Speechless seemed to be the theme of my last entry… I claimed that I would be speechless if our current President won the election, a completely ludicrous prospect at the time I wrote the blog, and I was speechless after a visit to Poland at being confronted with what I had always known but never physically witnessed – the evidence of the eradication of the population of Polish Jews.
I now think that speechlessness is a weak response to both assaults. I, we, are obligated to have much speech and action in reaction to both the current administration in the US and also the historical and contemporary, and perhaps perpetual outbreaks of Anti-Semitism, let alone all recent attacks on racial and ethnic groups worldwide. Finding a voice in response to Anti-Semitic hate crimes and hate speech is an ongoing passion for me. On the domestic front, it was exhilarating to be present at the very exciting Women’s March in Washington DC in January, although being in downtown DC during the inauguration the day before was clearly more representative of the true divisions in the electorate. Tense and upsetting.
If asked how it’s going these days, I answer, as we all do – (or the all that surround me, those who care deeply about the environment, the arts, the poor, about those from other countries, those of other religions than the Christian majority, those who aren’t heterosexual, plus the many other folks with kindred value systems) – with the appendage tacked onto all pronouncements, that I am doing well except for the current political circus – Quite well, considering the current political disaster, ridiculousness, horror – pick a word and fill it in.
Yet even without such hat tipping, there is, of course, the constant and conclusive reality of death. Its specter haunts the dark corners of our lives, popping out in the form of a jokester or hobgoblin, depending on the day. My friends and family members tell me of their struggles, this one is wrestling with a virulent breast cancer, that one a bypass, and this other one is understandably worried about her son who is going through hard times and is very depressed. It is that kind of time here in my small piece of life. Nothing conclusive to make of it. I just take note. There is an excess of all things not so good but also, to be fair, all things good.
There is the news that I’ll be at a writing and arts residency in Paris for the last half of this year, and while Paris is certainly not at all distant from the eye of the political and even life vs. death storm raging around us all, something about the opportunity to make art for six months seems to create a kind of altered state … I find myself, dare I say unabashedly, anticipating the short term future with terrific relish. No, I have some abash, is it embarrassment… or whatever the word is for the hiding of good tidings from others, the others grappling with their worries and crises… well, you get the picture. Am I crowing about my fabulous, magical good fortune anywhere but here? Only to my closest confidantes.
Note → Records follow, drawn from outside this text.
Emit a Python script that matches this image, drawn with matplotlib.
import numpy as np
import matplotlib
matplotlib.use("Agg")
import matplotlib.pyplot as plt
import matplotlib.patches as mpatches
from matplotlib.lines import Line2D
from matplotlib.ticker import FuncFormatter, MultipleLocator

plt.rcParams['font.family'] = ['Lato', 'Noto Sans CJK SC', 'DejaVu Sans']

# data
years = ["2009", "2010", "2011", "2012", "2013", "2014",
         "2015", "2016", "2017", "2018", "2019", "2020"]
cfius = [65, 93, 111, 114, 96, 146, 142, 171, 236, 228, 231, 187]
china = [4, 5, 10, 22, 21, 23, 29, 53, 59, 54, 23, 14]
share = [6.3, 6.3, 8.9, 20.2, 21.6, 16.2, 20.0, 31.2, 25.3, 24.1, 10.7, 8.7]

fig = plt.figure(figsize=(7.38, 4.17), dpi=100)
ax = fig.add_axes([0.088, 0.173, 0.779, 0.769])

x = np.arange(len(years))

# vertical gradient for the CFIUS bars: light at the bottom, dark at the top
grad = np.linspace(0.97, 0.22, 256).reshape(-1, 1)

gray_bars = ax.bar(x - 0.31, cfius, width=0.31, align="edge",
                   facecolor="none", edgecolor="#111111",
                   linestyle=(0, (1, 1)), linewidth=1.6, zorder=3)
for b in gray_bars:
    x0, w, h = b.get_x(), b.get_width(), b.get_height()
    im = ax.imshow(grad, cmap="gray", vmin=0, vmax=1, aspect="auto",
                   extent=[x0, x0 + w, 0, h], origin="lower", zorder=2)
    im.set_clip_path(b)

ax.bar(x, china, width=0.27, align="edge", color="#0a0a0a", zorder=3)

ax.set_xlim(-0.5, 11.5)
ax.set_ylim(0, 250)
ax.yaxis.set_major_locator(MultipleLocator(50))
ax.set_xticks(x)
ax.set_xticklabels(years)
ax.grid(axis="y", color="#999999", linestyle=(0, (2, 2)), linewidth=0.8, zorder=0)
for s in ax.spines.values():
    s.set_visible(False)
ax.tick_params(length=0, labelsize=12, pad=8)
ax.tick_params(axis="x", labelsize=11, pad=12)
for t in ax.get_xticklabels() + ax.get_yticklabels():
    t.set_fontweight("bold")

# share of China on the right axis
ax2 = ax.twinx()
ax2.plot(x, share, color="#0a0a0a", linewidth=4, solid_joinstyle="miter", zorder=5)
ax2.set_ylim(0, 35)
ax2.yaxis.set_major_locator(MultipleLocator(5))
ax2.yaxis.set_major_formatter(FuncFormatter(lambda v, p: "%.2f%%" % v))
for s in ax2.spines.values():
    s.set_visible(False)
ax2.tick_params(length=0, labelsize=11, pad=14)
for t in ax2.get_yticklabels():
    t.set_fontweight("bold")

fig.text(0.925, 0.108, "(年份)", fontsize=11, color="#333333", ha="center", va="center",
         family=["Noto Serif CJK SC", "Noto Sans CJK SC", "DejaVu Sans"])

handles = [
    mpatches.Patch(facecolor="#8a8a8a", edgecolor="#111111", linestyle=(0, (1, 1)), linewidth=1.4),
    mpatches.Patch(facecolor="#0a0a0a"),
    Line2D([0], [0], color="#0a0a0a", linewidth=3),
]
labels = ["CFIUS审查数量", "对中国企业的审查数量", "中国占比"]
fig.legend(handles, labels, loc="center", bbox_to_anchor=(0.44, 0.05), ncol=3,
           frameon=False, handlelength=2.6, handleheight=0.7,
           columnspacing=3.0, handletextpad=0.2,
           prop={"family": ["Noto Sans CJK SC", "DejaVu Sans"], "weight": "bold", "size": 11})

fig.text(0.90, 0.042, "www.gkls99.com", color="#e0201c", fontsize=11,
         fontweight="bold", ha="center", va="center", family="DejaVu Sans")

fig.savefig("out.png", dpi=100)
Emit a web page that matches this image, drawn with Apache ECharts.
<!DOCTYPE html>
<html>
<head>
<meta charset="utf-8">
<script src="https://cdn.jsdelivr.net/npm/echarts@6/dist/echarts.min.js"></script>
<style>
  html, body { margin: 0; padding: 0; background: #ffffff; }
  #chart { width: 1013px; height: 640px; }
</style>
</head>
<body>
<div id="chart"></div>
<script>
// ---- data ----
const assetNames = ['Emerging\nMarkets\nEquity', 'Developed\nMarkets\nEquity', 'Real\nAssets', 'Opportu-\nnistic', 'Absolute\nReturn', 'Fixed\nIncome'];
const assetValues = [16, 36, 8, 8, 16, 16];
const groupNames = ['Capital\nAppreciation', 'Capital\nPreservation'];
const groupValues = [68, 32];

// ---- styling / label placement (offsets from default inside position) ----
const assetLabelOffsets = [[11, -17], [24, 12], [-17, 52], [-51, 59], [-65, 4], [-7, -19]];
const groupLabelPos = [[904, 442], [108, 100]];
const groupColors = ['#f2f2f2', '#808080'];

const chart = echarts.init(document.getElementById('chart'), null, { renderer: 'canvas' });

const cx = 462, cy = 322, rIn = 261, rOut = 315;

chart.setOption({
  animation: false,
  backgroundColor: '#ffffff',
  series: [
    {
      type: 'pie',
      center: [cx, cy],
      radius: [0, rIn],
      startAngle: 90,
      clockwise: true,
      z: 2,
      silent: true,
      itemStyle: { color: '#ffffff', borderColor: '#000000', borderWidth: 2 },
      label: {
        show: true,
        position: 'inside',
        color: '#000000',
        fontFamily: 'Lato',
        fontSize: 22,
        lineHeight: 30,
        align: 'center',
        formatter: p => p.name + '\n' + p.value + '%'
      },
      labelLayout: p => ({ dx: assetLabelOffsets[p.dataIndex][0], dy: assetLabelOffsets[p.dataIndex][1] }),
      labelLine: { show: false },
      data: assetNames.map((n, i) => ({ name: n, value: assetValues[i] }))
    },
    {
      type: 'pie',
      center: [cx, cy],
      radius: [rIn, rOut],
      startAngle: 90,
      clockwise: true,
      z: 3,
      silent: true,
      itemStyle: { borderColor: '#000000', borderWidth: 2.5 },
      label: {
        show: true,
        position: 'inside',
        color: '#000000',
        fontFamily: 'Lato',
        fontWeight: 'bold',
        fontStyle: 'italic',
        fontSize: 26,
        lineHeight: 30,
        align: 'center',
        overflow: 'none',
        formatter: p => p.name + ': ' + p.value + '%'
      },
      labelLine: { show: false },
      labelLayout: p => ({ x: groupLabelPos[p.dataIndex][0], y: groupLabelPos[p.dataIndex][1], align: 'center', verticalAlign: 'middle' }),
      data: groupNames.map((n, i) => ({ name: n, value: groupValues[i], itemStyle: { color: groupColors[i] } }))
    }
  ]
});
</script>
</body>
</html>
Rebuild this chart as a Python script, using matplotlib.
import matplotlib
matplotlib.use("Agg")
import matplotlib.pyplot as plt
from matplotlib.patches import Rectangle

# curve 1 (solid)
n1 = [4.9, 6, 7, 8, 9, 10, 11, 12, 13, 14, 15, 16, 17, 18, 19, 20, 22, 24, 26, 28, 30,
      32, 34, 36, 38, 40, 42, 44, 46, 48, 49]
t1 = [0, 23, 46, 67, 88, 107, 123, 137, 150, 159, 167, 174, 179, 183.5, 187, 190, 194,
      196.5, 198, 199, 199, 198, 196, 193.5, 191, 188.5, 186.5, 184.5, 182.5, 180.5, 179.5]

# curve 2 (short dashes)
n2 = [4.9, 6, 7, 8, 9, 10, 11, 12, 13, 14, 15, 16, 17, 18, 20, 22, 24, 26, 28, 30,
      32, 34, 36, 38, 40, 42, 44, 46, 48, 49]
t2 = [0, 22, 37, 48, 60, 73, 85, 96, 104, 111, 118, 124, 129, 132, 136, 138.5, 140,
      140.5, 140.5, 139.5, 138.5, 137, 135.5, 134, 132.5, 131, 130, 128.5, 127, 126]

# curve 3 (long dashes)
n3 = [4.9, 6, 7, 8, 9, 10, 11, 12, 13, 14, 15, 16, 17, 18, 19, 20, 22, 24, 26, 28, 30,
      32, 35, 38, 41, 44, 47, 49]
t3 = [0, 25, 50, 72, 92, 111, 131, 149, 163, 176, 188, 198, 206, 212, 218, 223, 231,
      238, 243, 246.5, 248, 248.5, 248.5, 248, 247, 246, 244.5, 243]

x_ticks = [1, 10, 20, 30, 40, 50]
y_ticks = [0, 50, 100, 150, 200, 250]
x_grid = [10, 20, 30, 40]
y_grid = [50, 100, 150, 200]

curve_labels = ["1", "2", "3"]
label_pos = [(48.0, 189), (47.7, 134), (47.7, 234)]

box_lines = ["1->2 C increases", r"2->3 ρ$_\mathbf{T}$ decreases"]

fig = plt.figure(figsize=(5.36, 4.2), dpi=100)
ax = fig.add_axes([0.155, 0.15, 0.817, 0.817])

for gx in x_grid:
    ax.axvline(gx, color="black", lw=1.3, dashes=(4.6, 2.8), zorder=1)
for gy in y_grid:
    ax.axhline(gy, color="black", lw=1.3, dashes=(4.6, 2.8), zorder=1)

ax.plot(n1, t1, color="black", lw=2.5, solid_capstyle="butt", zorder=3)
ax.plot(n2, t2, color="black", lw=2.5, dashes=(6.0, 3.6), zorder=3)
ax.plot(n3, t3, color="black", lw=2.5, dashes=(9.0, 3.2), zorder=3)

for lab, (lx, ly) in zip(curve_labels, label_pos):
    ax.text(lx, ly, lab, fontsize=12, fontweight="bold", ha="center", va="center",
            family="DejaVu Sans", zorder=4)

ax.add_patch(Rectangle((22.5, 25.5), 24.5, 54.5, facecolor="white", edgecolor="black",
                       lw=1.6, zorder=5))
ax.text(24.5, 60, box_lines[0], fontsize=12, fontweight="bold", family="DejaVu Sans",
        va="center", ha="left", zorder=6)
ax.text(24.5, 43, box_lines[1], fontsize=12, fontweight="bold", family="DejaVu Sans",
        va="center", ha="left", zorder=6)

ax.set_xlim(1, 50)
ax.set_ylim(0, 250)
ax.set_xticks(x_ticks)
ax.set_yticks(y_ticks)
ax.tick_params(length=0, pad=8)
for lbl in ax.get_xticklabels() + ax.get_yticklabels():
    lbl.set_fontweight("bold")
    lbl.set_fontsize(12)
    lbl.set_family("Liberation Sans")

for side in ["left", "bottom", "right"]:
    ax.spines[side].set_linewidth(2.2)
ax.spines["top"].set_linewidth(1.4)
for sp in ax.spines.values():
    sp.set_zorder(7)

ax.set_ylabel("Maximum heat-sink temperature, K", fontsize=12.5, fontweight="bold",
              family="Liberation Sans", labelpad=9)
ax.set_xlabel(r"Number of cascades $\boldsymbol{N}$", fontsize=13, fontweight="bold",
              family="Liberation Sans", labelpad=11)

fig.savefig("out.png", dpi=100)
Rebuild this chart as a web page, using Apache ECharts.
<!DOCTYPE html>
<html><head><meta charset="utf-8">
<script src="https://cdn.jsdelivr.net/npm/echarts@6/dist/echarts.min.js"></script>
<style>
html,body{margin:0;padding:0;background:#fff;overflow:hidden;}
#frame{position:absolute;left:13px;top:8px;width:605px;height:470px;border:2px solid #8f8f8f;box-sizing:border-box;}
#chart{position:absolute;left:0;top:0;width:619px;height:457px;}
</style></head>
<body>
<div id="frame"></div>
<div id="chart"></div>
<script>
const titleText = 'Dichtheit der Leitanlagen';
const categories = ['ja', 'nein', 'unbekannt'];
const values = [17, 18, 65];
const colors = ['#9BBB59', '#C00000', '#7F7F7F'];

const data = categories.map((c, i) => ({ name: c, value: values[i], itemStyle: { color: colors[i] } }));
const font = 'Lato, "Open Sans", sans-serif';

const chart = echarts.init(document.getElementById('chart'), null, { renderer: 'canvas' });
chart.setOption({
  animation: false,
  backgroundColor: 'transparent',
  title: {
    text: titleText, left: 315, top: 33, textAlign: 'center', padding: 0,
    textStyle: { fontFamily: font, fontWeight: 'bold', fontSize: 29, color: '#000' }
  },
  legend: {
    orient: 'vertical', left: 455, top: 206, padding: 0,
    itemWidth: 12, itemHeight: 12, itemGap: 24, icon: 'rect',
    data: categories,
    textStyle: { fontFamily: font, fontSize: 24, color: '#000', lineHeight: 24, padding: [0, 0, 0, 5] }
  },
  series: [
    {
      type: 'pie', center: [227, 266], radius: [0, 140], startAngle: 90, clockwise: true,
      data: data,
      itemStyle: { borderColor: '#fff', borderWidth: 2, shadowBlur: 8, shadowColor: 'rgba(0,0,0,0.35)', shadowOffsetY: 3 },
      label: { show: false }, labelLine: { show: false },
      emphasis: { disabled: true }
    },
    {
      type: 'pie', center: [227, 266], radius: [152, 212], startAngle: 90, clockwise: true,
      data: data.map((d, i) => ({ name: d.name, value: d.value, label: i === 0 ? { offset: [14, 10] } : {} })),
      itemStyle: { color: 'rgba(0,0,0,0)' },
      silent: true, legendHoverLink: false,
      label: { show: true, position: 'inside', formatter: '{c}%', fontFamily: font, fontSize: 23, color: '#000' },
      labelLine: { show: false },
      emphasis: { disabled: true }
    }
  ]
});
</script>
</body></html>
What does it mean to be happy? The American dream, happiness. What did the shtetl dwellers in Kazimierz Dolny, Poland know of happiness? I want to believe they too had moments even as they each day wrestled with the enormous hardship of their circumstance – maybe sitting in the town square selling a chicken or two, joking with the guy on the left side or the right, chuckling at someone’s story of her mother in law or husband, jumping up to whirl a child around and around. Yes, they would exclaim. Isn’t life grand?
Yes, I want to exclaim, isn’t it grand to be alive at just this exact instant, when my body can still glide from place to place, a foot lifting and then another, no muscle aches or pauses in the reliable thrum of my heart, and airplanes can take off through the clouds, carrying me from here to there. I will not hold still. Not yet. No. Soon someone, some force will notice my pleasure and pluck me right off this planet – two stubby fingers grabbing me by my hair and yanking me right to kingdom come. Hold still, he or she or it will command. Stop kicking and screaming. And then I will join the dirge, keen with sorrow – I do not want to die, I will cry. No, no, no, no. I will accept any reprieve offered. Random shootings – okay. Earthquakes – okay. Flash floods – okay. Parkinson’s – okay. Multiple sclerosis – okay. Breast cancer – okay. Stenosis, okay. Lymphoma, kidney dialysis, congenital heart disease, stents, bypasses, amputation, paralysis…
I don’t want to suffer, say my pals. As long as I’m not in pain, they say, I will go on living. Do they hear what they are saying? How do they get out of bed in the morning? Life is pleasure and pain – those Buddhists got something right. Who offers a life without suffering? Jeez.
I’m not looking for a bargain here, a good deal. I’ve paid some dues and I expect to pay more for this broken down but still limping along thing we call living.
Lately I find myself storing up seconds, minutes, stretching them into noticeable experience. Stop, I say out loud. Stop what you are doing. Be here now, that weary maxim, jumps to attention. There is sunlight creating a rectangle on the orange brown strips of wood that line the floor next to the blue chenille covered couch – a serendipity of complements, color theory consummated and captured like a photo within my view. I see it. I uncross my legs to let the blood course freely down and then back up to the heart. I can hear the heart beat its rhythm, the dependable and magical drum keeping time as I suck in air and then cast it out.
I am so happy, I want to say to my beleaguered fellow travelers. I am here in this perfect moment and the air is filling my lungs and I cannot somehow, will not, perhaps, find any extra room right now for more.